§ **Problem statement**
Find how many lines contain the word "this" and state that number alone.

§ **Supplied material**
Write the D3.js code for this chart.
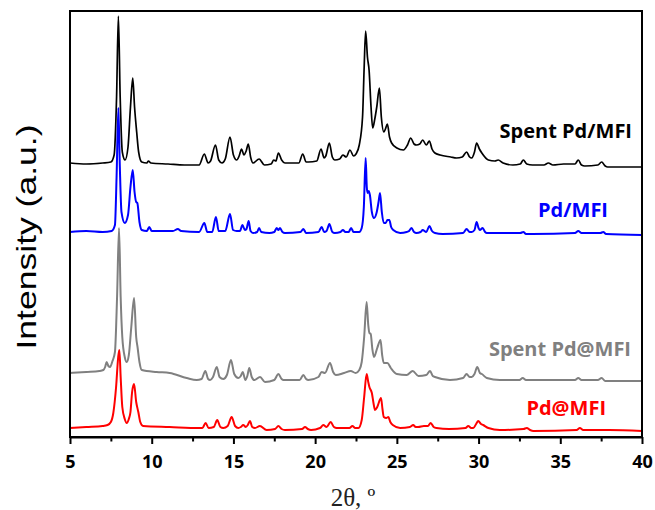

--

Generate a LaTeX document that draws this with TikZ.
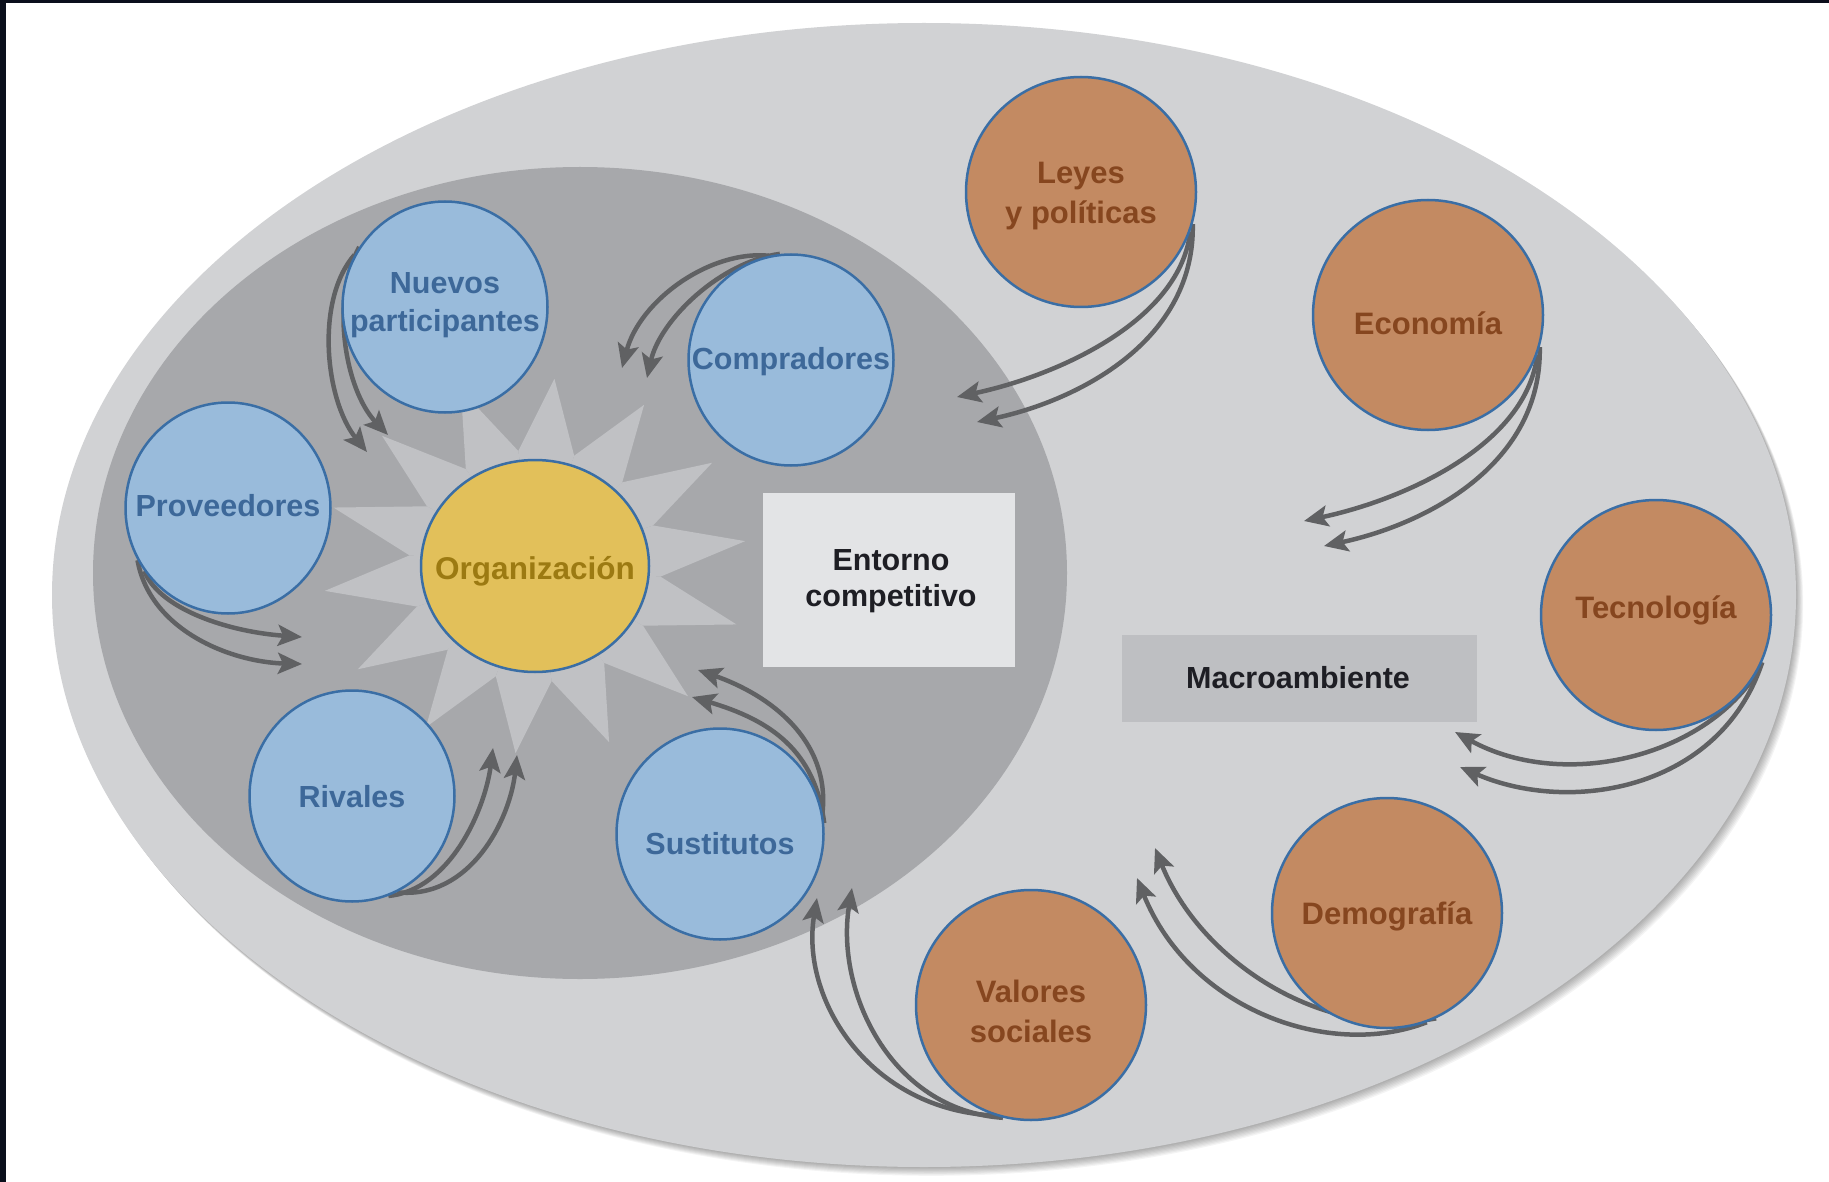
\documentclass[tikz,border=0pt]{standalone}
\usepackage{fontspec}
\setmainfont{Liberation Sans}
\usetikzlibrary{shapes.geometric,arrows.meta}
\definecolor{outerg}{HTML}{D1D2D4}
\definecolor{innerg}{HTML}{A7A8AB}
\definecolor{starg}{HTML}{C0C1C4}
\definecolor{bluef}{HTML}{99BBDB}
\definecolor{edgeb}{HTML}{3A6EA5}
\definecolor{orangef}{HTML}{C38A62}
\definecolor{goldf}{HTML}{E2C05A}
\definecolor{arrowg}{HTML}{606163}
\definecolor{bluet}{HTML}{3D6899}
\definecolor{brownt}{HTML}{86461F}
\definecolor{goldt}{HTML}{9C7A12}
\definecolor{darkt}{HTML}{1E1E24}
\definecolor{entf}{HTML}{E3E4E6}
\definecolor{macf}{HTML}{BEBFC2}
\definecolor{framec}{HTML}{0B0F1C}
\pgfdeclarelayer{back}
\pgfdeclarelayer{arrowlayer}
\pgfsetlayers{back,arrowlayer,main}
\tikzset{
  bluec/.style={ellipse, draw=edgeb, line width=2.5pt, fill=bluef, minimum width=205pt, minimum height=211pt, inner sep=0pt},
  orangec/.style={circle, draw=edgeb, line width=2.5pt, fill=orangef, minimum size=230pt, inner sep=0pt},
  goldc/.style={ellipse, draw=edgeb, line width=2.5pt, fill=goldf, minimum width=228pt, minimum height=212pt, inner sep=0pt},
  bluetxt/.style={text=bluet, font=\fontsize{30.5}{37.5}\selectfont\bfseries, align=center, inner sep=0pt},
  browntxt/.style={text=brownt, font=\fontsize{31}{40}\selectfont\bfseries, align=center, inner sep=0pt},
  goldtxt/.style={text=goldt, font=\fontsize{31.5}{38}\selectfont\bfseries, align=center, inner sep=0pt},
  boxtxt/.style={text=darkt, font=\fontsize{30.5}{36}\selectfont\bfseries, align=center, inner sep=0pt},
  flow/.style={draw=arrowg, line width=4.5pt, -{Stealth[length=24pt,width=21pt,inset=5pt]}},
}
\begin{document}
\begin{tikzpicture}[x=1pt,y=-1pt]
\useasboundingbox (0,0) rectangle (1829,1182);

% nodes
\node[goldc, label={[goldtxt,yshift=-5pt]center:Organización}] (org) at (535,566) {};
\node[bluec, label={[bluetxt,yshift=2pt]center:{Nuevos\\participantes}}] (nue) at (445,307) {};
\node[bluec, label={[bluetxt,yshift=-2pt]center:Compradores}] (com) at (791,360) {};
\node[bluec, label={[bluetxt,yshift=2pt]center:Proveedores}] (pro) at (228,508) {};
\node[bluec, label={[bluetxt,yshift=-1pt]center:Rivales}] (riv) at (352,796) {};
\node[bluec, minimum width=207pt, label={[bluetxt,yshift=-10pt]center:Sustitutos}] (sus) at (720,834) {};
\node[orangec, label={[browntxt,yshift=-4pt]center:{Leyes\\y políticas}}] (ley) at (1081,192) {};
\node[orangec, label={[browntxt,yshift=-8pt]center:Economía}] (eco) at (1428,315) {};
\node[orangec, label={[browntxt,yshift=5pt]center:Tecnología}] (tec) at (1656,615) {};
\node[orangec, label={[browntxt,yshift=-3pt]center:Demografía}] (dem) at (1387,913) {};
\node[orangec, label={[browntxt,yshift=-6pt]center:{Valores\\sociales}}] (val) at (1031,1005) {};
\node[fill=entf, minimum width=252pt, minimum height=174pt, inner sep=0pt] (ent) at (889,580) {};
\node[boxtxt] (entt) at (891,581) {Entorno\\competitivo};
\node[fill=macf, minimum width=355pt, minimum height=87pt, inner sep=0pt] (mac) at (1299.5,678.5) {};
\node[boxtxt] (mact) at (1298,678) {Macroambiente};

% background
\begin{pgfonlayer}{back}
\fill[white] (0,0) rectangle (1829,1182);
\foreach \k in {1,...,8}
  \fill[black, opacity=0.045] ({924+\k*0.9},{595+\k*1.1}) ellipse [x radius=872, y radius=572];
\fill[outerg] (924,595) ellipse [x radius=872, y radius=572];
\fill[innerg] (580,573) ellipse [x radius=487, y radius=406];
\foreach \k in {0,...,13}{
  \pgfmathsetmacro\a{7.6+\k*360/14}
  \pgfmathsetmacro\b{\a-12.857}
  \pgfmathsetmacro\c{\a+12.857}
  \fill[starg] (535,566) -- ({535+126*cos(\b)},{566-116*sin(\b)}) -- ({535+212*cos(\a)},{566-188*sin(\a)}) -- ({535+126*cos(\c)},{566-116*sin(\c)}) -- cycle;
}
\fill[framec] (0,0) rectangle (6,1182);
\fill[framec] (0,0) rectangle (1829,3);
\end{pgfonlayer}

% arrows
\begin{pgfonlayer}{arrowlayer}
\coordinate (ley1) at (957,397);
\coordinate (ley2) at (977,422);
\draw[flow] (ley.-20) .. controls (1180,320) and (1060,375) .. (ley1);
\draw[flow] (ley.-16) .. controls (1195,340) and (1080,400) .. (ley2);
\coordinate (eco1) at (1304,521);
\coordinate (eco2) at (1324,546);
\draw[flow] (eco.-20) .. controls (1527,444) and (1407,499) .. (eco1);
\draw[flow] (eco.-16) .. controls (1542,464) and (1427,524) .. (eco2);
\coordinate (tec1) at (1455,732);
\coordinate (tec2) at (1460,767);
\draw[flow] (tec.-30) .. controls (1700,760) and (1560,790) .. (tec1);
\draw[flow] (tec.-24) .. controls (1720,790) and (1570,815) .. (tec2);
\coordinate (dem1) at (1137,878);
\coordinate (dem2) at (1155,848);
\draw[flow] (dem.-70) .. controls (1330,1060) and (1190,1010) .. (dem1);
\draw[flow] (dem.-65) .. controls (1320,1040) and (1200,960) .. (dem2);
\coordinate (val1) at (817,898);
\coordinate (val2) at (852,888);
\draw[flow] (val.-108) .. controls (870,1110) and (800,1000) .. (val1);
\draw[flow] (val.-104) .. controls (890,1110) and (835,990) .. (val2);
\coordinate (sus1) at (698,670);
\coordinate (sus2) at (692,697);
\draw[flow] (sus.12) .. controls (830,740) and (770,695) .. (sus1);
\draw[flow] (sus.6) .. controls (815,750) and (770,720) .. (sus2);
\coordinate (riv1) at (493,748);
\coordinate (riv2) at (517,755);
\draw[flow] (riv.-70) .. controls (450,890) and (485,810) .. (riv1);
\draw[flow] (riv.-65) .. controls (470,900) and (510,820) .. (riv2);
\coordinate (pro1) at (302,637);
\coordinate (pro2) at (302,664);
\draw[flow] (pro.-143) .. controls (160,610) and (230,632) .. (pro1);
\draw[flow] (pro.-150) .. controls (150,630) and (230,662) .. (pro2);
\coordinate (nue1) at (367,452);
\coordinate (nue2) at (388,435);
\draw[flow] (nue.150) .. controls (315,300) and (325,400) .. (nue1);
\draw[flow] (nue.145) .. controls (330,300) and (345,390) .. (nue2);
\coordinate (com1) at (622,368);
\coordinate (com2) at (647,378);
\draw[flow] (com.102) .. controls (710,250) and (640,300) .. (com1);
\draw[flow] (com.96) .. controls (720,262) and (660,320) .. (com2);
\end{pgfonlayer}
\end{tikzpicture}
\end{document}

§ **Exercise answer**
2